Le président juge tenable l'inversion de la courbe du chômage à la fin de l'année. Mais le doute grandit.
Y croire ou pas? François Hollande, qui connaît les travers que lui reproche l'opinion, ne veut pas paraître hésitant. «Il faut être clair sur l'objectif», a-t-il demandé mercredi à son gouvernement. Son objectif reste toujours d'«inverser la courbe du chômage à la fin de l'année 2013». Malgré les derniers chiffres catastrophiques enregistrés: 3,17 millions de chômeurs de catégorie A, et la situation économique ne devrait pas s'améliorer…«C'est un objectif qui est tenable», a martelé le chef de l'État au Conseil des ministres. «C'est une nécessité sociale et économique», a-t-il ajouté. Samedi, le président avait pourtant semblé douter lors d'une conférence au Salon de l'agriculture. Pour marquer sa volonté, il a corrigé et donné la tonalité: «Il faut donner confiance aux Français.»

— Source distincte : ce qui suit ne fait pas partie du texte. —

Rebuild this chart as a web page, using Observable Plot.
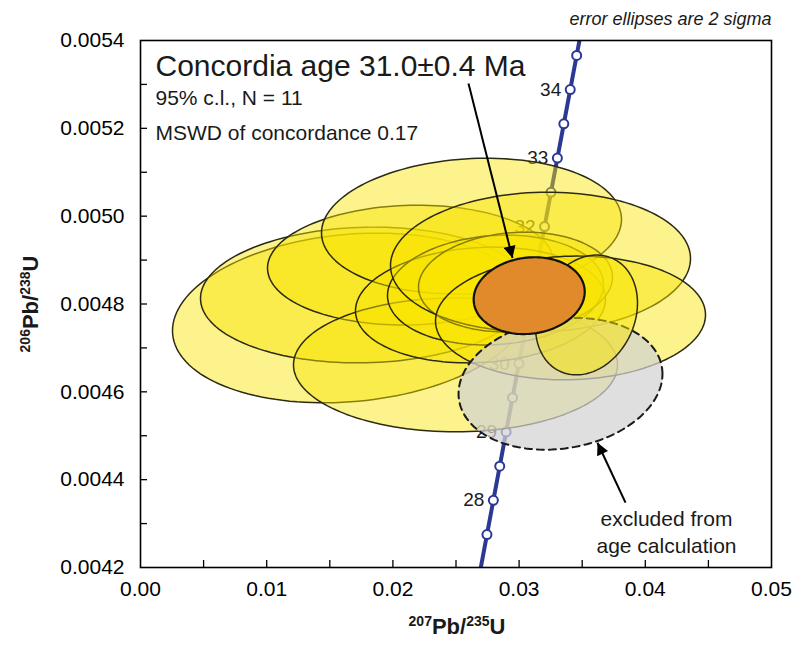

«Une fracture qui s'installe»
L'inquiétude pointe pourtant au sommet de l'État: la progression du chômage est pire que prévu, devrait se poursuivre toute l'année et battre des records. François Hollande anticipe les conséquences potentielles: «Une fracture qui s'installe», a-t-il souligné la semaine dernière. «Il y a des chiffres qui sont très inquiétants» dans les prévisions de la Commission européenne, a-t-il poursuivi: «Quand il y a des taux de chômage des jeunes qui dépasse 50 % dans un certain nombre de pays, 25 % en France, il y a des risques d'explosion.» Le chef de l'État a ajouté: «Moi, je ne veux pas mettre en cause la cohésion nationale.»
Dans son entourage, on relativise et on minore la portée du propos: «Vous cherchez la petite bête… Il n'y a pas de signes qu'il y ait des tensions sociales.» Au sein de la majorité, on se veut aussi optimiste. «Notre politique a pour objectif d'apporter de la cohésion et de la stabilité pour contrecarrer les effets de la crise», explique un ministre. «La crise provoque des tensions sociales, des inquiétudes, des incompréhensions, de la violence… Mais je ne vois pas de phénomène d'ampleur à l'horizon.»
«Personne n'a jamais prévu une explosion sociale»
Pourtant, François Hollande n'est pas le seul à évoquer le risque. Que ce soit pour s'en inquiéter ou pour en faire le reproche au gouvernement. «Que sera la France dans quatre ans? Si rien n'est fait, nous subirons une chute brutale du niveau de vie qui peut déboucher sur une conflagration civile qui peut mettre en péril notre pacte républicain», a mis en garde l'ancien premier ministre UMP François Fillon mardi soir. «Personne ne peut prévoir les mouvements puissants d'une société. Personne n'a jamais prévu une explosion sociale», modère Bernard Poignant, un proche du président.
L'exécutif a vécu avec inquiétude le drame de ce chômeur qui s'est immolé mi-février à Nantes. L'aggravation du chômage de longue durée est préoccupante. «Il y a un phénomène très dangereux: lorsque des gens qui sont exclus du marché du travail n'y reviennent jamais plus», analyse Karine Berger, ancienne économiste de la campagne de François Hollande. Mais la députée des Hautes-Alpes est confiante: «Je suis persuadée que l'inversion de la courbe du chômage est tenable. Nous sommes au bout d'un cycle.»
Ne pas nourrir les anticipations anxiogènes
C'est aussi la conviction de François Hollande. Mais le chef de l'État a quand même demandé à son gouvernement «d'accélérer» la mise en œuvre des réformes. Certaines tardent à se mettre en place, comme les emplois d'avenir qui «démarrent lentement», admet un ténor de la majorité. Le président est aussi particulièrement «soucieux», dit-on, de l'application de l'accord entre partenaires sociaux sur la sécurisation de l'emploi. «Le président est attentif à ce que cela aille vite et sur la nécessité de faire travailler vite l'administration», explique un conseiller du président. Le chef de l'État sait que son bilan sera jugé sur le front de l'emploi.
Dans ce contexte, François Hollande a effectué un nouveau rappel à l'ordre. «Je vous demande de maîtriser votre parole et de ne pas parler de ce que l'on fera en 2014», a-t-il demandé lors du Conseil des ministres. Le chef de l'État ne veut pas nourrir les anticipations anxiogènes: nouveaux prélèvements fiscaux, dégradation des chiffres… Il ne faut pas déprimer davantage les Français.